Q. If the future makeup of the Board of Management is to be with representatives from each part of the community, then members will have to choose to which they belong. How can this create a united Kehilla?

A. This was just one idea put forward at the meeting and we can assure you that nothing has been developed further. Whatever happens, it will have to been done with the full agreement of the United Synagogue. That is also the case with any future development on Southgate Green.

Q. What about the eruv proposals? Will they now change?

A. The eruv is potentially one of the most exciting and positive plans that we have had for some time and is similar to eruv plans in many other communities in London. The Southgate 2020 strategy can only have a positive impact on the eruv plans. We know that Rabbi Fine and a group of volunteers are working on detailed plans, together with experts from the London Beth Din and we are wholeheartedly behind them.

Q. How long will all these plans take to develop?

A. We all know that major redevelopment plans can take a very long time. Nevertheless, we feel that the communities and the US are now energised and, more importantly, realise that ‘do nothing’ is not an option.

If we adopt the ‘cost neutral’ solution, we feel that the project might be completed in 2-3 years.
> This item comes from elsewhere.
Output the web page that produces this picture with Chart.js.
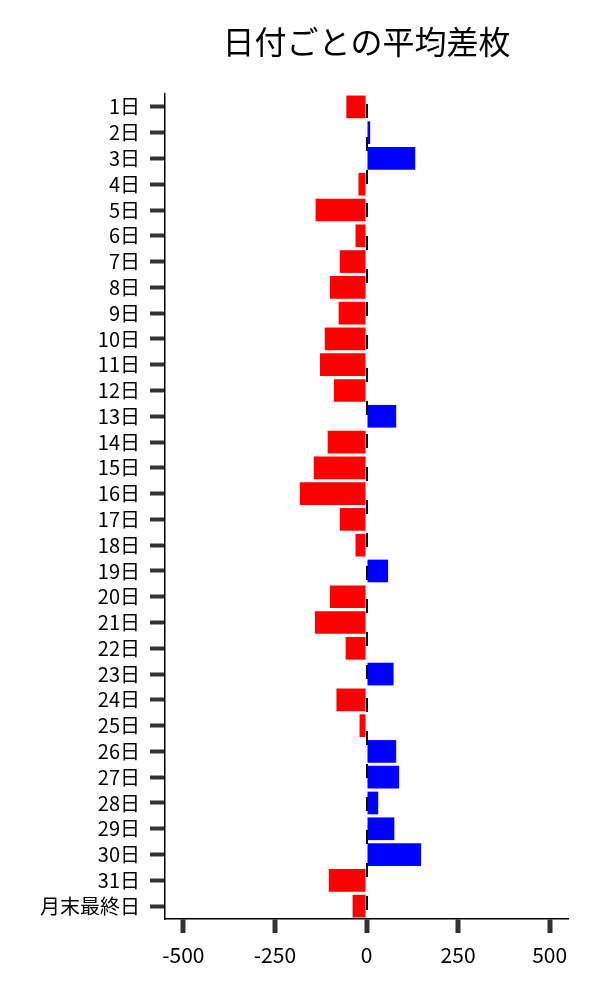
<!DOCTYPE html>
<html>
<head>
<meta charset="utf-8">
<script src="https://cdn.jsdelivr.net/npm/chart.js@4"></script>
<style>
  html, body { margin: 0; padding: 0; background: #fff; }
  #wrap { width: 600px; height: 1000px; }
</style>
</head>
<body>
<div id="wrap"><canvas id="chartDiff"></canvas></div>
<script>
const chartTitle = "日付ごとの平均差枚";
const dayLabels = ["1日", "2日", "3日", "4日", "5日", "6日", "7日", "8日", "9日", "10日",
    "11日", "12日", "13日", "14日", "15日", "16日", "17日", "18日", "19日", "20日",
    "21日", "22日", "23日", "24日", "25日", "26日", "27日", "28日", "29日", "30日",
    "31日", "月末最終日"];
const avgDiff = [-55, 10, 133, -22, -139, -30, -73, -100, -76, -114,
    -127, -89, 81, -106, -144, -182, -73, -30, 59, -100,
    -141, -57, 74, -82, -19, 81, 89, 32, 76, 149,
    -103, -38];
const xTicks = [-500, -250, 0, 250, 500];

const fontFamily = "'Noto Sans CJK JP', 'Noto Sans', sans-serif";

// title centred over the plot area rather than the whole canvas
const titlePlugin = {
    id: "plotTitle",
    afterDraw(chart) {
        const { ctx, chartArea } = chart;
        ctx.save();
        ctx.font = `32px ${fontFamily}`;
        ctx.fillStyle = "#000";
        ctx.textAlign = "center";
        ctx.textBaseline = "middle";
        ctx.fillText(chartTitle, (chartArea.left + chartArea.right) / 2, 42);
        ctx.restore();
    }
};

document.addEventListener("DOMContentLoaded", () => {
    const ctx = document.getElementById("chartDiff").getContext("2d");

    new Chart(ctx, {
        type: "bar",
        data: {
            labels: dayLabels,
            datasets: [{
                label: "平均差枚",
                data: avgDiff,
                backgroundColor: c => c.raw < 0 ? "#ff0000" : "#0000ff",
                borderWidth: 0,
                barPercentage: 0.88,
                categoryPercentage: 1
            }]
        },
        options: {
            indexAxis: "y",
            responsive: true,
            maintainAspectRatio: false,
            animation: false,
            layout: { padding: { top: 94, right: 32, bottom: 0, left: 0 } },
            scales: {
                x: {
                    min: -550,
                    max: 550,
                    afterBuildTicks: s => { s.ticks = xTicks.map(v => ({ value: v })); },
                    afterFit: s => { s.height = 81; },
                    grid: {
                        drawOnChartArea: true,
                        color: c => c.tick && c.tick.value === 0 ? "#000" : "transparent",
                        lineWidth: 2,
                        tickColor: "#333",
                        tickWidth: 5,
                        tickLength: 14
                    },
                    border: { display: true, color: "#000", width: 1.5, dash: [14, 19], dashOffset: -10 },
                    ticks: {
                        color: "#000",
                        padding: 9,
                        font: { family: fontFamily, size: 21 }
                    }
                },
                y: {
                    afterFit: s => { s.width = 165; },
                    grid: {
                        offset: false,
                        drawOnChartArea: false,
                        tickColor: "#333",
                        tickWidth: 4,
                        tickLength: 15
                    },
                    border: { display: true, color: "#000", width: 1.5 },
                    ticks: {
                        color: "#000",
                        padding: 10,
                        autoSkip: false,
                        font: { family: fontFamily, size: 20 }
                    }
                }
            },
            plugins: {
                legend: { display: false },
                title: { display: false },
                tooltip: { enabled: false }
            }
        },
        plugins: [titlePlugin]
    });
});
</script>
</body>
</html>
If we adopt the more ambitious programme, this would depend on how fast we could raise the millions of pounds needed. Clearly, we feel that this could take far longer.

Q. Who makes these decisions?

A. The constitution of the United Synagogue means that the Trustees of the US make the final decisions, based on recommendations from our Honorary Officers and the senior professionals at the US, in consultation with the Board of Management.

Q. What happens next?

A. We have now set a process in motion and, once the US Trustees have approved the strategy, we will start the exciting part of planning the best possible provision for all groups in the community, within our budget.  As we go through this next stage we will try to meet with as many people as we can to develop these ideas. It is inevitable that this could take some time.